The faction that seeks to oust the six trustees has circulated a letter to all UK-based LLLGB group leaders. This wrongly claims that the issue is that these trustees want to exclude women who identify as transmen or non-binary, when all along they have said that they support all women and mothers, no matter how they identify.

In a letter to LLLGB group members seven whistleblowers, who form the majority of the board of trustees, have set out how gender-identity activists have shut down debate:

“Their stance has made any discussion, even in general terms, impossible. That minority has insisted that simply pointing out the difference between sex and gender identity is “harmful”. One person within that minority said it was “hate speech” to suggest that we have time to carefully consider these issues, since it is unlikely that we currently have males accessing our support.”  

After months of attempting to communicate internally with the other trustees and committee members, a majority of the trustees of LLLGB called on the Charity Commission to urgently intervene:  

“As a group of current trustees of LLLGB, we have exhausted every process available to us to defend sex-based services.
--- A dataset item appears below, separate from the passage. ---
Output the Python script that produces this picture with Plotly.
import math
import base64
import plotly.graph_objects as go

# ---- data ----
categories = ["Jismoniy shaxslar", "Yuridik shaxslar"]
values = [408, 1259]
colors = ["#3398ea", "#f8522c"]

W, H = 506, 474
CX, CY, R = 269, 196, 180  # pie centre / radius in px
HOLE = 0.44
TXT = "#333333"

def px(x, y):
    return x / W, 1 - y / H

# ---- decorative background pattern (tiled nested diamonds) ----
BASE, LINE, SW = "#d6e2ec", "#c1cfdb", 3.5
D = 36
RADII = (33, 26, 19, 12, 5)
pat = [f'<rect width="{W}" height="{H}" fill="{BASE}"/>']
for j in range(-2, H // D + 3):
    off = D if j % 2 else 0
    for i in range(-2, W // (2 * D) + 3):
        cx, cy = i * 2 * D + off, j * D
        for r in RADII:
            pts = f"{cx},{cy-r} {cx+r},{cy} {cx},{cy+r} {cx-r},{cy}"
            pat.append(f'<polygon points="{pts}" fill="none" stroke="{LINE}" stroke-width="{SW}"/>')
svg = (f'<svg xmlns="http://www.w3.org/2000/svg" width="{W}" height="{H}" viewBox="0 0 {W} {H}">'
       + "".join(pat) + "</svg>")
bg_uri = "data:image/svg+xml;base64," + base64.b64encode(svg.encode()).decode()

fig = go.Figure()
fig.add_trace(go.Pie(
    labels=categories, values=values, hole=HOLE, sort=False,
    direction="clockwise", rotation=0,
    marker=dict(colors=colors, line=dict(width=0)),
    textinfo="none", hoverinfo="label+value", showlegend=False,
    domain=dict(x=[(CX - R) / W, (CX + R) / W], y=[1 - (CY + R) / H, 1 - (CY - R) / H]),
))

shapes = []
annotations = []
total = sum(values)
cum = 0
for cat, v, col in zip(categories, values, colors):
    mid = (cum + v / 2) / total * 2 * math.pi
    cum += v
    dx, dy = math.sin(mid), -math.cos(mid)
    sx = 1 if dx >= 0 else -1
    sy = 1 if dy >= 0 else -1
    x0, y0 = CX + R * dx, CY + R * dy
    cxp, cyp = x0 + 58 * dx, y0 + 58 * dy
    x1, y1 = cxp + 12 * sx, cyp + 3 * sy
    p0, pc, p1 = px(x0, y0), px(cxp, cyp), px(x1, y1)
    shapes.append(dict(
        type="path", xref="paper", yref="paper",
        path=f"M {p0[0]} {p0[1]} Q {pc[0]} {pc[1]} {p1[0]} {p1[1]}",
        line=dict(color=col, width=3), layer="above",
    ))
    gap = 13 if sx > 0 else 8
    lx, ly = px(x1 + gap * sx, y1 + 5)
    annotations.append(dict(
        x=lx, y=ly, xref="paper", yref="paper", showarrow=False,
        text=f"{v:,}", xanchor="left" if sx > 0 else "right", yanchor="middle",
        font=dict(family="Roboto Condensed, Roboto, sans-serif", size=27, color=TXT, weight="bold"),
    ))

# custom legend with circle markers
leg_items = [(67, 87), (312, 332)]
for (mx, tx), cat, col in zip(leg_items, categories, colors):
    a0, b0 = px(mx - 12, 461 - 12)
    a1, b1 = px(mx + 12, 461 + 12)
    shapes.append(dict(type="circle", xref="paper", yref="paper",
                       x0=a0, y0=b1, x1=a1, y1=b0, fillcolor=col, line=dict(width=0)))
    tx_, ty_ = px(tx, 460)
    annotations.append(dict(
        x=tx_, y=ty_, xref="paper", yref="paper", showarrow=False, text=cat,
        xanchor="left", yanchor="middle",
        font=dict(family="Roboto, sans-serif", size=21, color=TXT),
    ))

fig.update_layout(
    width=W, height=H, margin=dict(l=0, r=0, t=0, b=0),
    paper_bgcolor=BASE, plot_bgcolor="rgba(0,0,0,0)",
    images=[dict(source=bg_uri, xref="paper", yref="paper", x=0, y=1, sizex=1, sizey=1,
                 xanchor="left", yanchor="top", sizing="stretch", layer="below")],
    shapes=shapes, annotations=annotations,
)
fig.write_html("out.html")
LLL International and a small number of fellow trustees at LLLGB have undermined our efforts and left us with no choice but to alert the Charity Commission.”

They are determined to secure the future of LLLGB as an organisation true to its founding principles – that is, with mother-to-mother support at its heart. 
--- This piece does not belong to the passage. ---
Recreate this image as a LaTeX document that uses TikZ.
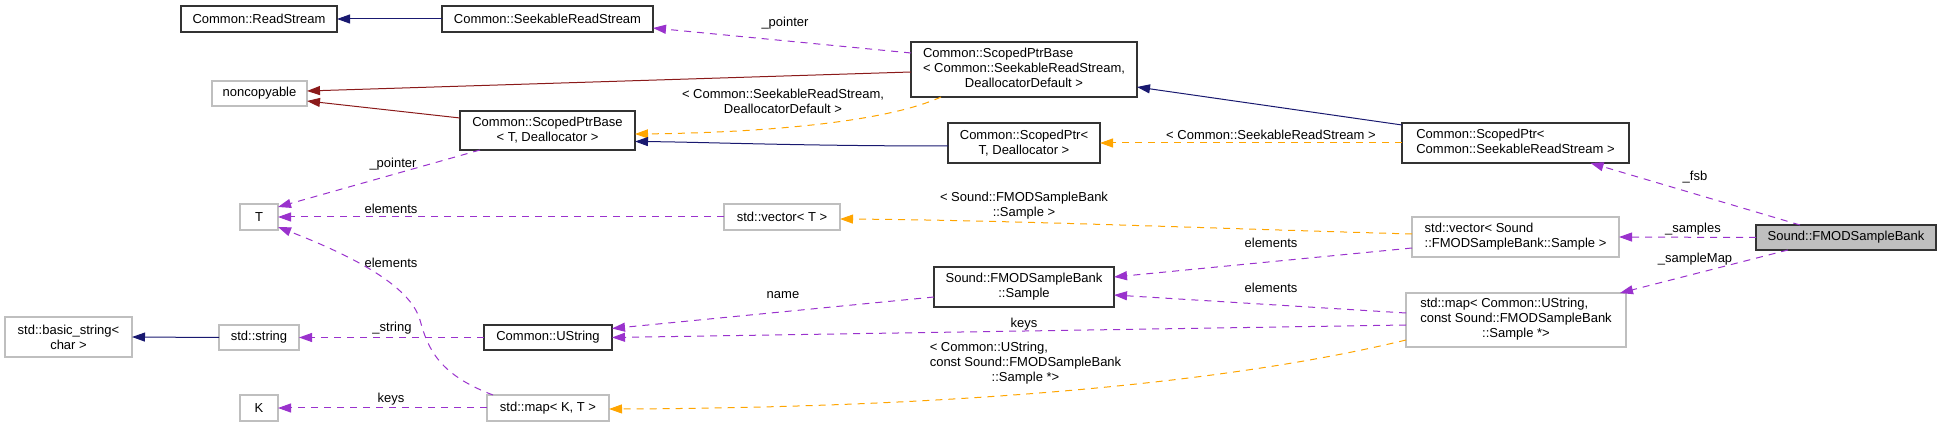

The minority group that wants to include breastfeeding men is calling for the removal of the suspended trustees through a vote at an Extraordinary General Meeting (EGM) later this month.
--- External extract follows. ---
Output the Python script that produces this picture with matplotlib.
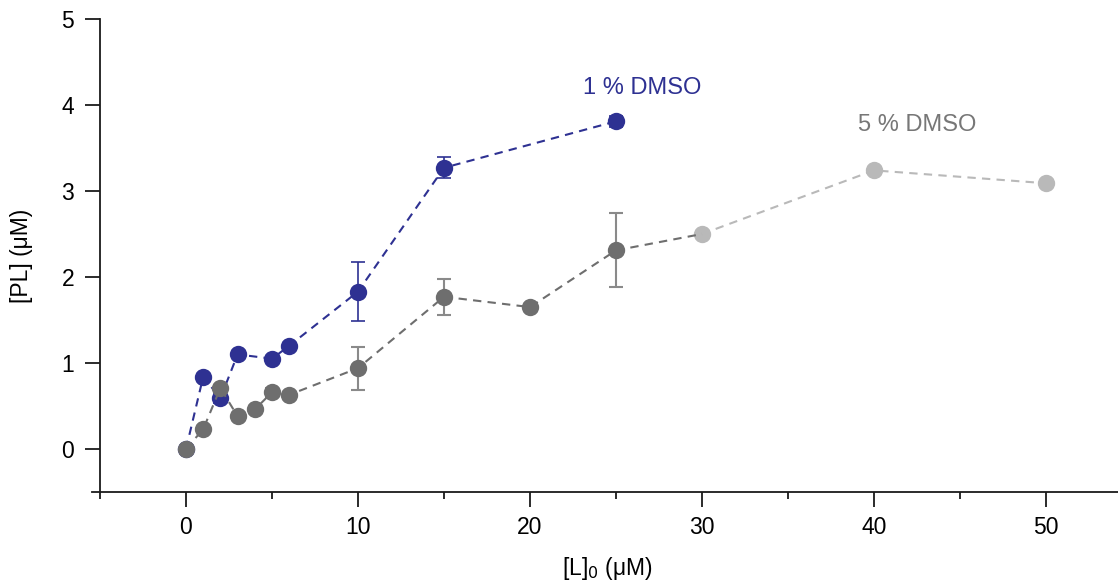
import matplotlib.pyplot as plt
from matplotlib.ticker import MultipleLocator

plt.rcParams["font.family"] = ["Liberation Sans", "DejaVu Sans"]

# 1 % DMSO titration
conc_1 = [0, 1, 2, 3, 5, 6, 10, 15, 25]
pl_1 = [0.0, 0.84, 0.59, 1.10, 1.05, 1.20, 1.83, 3.27, 3.81]
err_1 = [0.0, 0.0, 0.06, 0.0, 0.0, 0.0, 0.34, 0.12, 0.06]

# 5 % DMSO titration (low range, measured with replicates)
conc_5 = [0, 1, 2, 3, 4, 5, 6, 10, 15, 20, 25]
pl_5 = [0.0, 0.23, 0.71, 0.38, 0.46, 0.66, 0.63, 0.94, 1.77, 1.65, 2.31]
err_5 = [0.0, 0.0, 0.0, 0.0, 0.0, 0.05, 0.0, 0.25, 0.21, 0.0, 0.43]

# 5 % DMSO, high range single points
conc_5_hi = [30, 40, 50]
pl_5_hi = [2.50, 3.24, 3.09]

BLUE = "#2E3192"
DARK = "#6E6E6E"
LIGHT = "#B9B9B9"

fig = plt.figure(figsize=(11.18, 5.83), dpi=100)

# axes placed so the data range lines up with the frame
xmin, xmax = -5.45, 54.2
ymin, ymax = -0.5, 5.0
left_px, right_px = 186 + xmin * 17.2, 186 + xmax * 17.2
ax = fig.add_axes([left_px / 1118, 1 - 492 / 583,
                   (right_px - left_px) / 1118, (492 - 19) / 583])

# light gray high-concentration points
ax.plot(conc_5_hi, pl_5_hi, ls=(0, (4, 3)), lw=1.5, color=LIGHT,
        marker="o", ms=12.5, mec="none", zorder=2)

# blue series
ax.errorbar(conc_1, pl_1, yerr=err_1, fmt="o", ms=12.5, color=BLUE, mec="none",
            ecolor=BLUE, elinewidth=1.2, capsize=5, capthick=1.2, zorder=3)
ax.plot(conc_1, pl_1, ls=(0, (4, 3)), lw=1.5, color=BLUE, zorder=3)

# dark gray series, dashed line carried on to the 30 uM point
ax.errorbar(conc_5, pl_5, yerr=err_5, fmt="o", ms=12.5, color=DARK, mec="none",
            ecolor="#8A8A8A", elinewidth=1.5, capsize=5, capthick=1.5, zorder=4)
ax.plot(conc_5 + conc_5_hi[:1], pl_5 + pl_5_hi[:1], ls=(0, (4, 3)), lw=1.5,
        color=DARK, zorder=4)

ax.text(26.5, 4.2, "1 % DMSO", color=BLUE, fontsize=17, ha="center", va="center")
ax.text(42.5, 3.77, "5 % DMSO", color="#777777", fontsize=17, ha="center", va="center")

ax.set_xlim(xmin, xmax)
ax.set_ylim(ymin, ymax)
ax.spines["top"].set_visible(False)
ax.spines["right"].set_visible(False)
ax.spines["left"].set_position(("data", -5))
ax.spines["left"].set_bounds(ymin, ymax)
for s in ("left", "bottom"):
    ax.spines[s].set_linewidth(1.3)
    ax.spines[s].set_color("#1a1a1a")

ax.xaxis.set_minor_locator(MultipleLocator(5))
ax.set_xticks(range(0, 51, 10))
ax.set_yticks(range(0, 6))
ax.tick_params(axis="both", which="major", direction="out", length=10.5, width=1.3,
               labelsize=16.5, color="#1a1a1a")
ax.tick_params(axis="y", which="major", pad=8)
ax.tick_params(axis="x", which="major", pad=7)
ax.tick_params(axis="x", which="minor", direction="out", length=5, width=1.3,
               color="#1a1a1a")

ax.set_ylabel("[PL] (\u03bcM)", fontsize=16.5)
ax.yaxis.set_label_coords((33 - left_px) / (right_px - left_px), 0.5)
ax.set_xlabel("[L]$_0$ (\u03bcM)", fontsize=16.5, va="top")
ax.xaxis.set_label_coords((607 - left_px) / (right_px - left_px), -(555 - 492) / 473)

fig.savefig("out.png", dpi=100)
With the breakdown of governance and the EGM looming, the Charity Commission must act urgently and decisively to defend LLLGB from being destroyed by a minority group of local activists and an imperious international body that is ignoring UK law and seeking to covertly redefine the words that govern our institutions. 

This situation has implications far beyond LLLGB: what happens next will affect all other single-sex charities. The Charity Commission should step up to ensure that the LLLGB trustees who are true to the organisation’s purpose and beneficiaries do not lose control of the organisation. Together with the EHRC, it should issue guidance for the trustees of all single-sex charities about their responsibilities, and about the meaning in their objects of vital sex-based words such as “mother”, “male”, “female”, “man” and “woman”.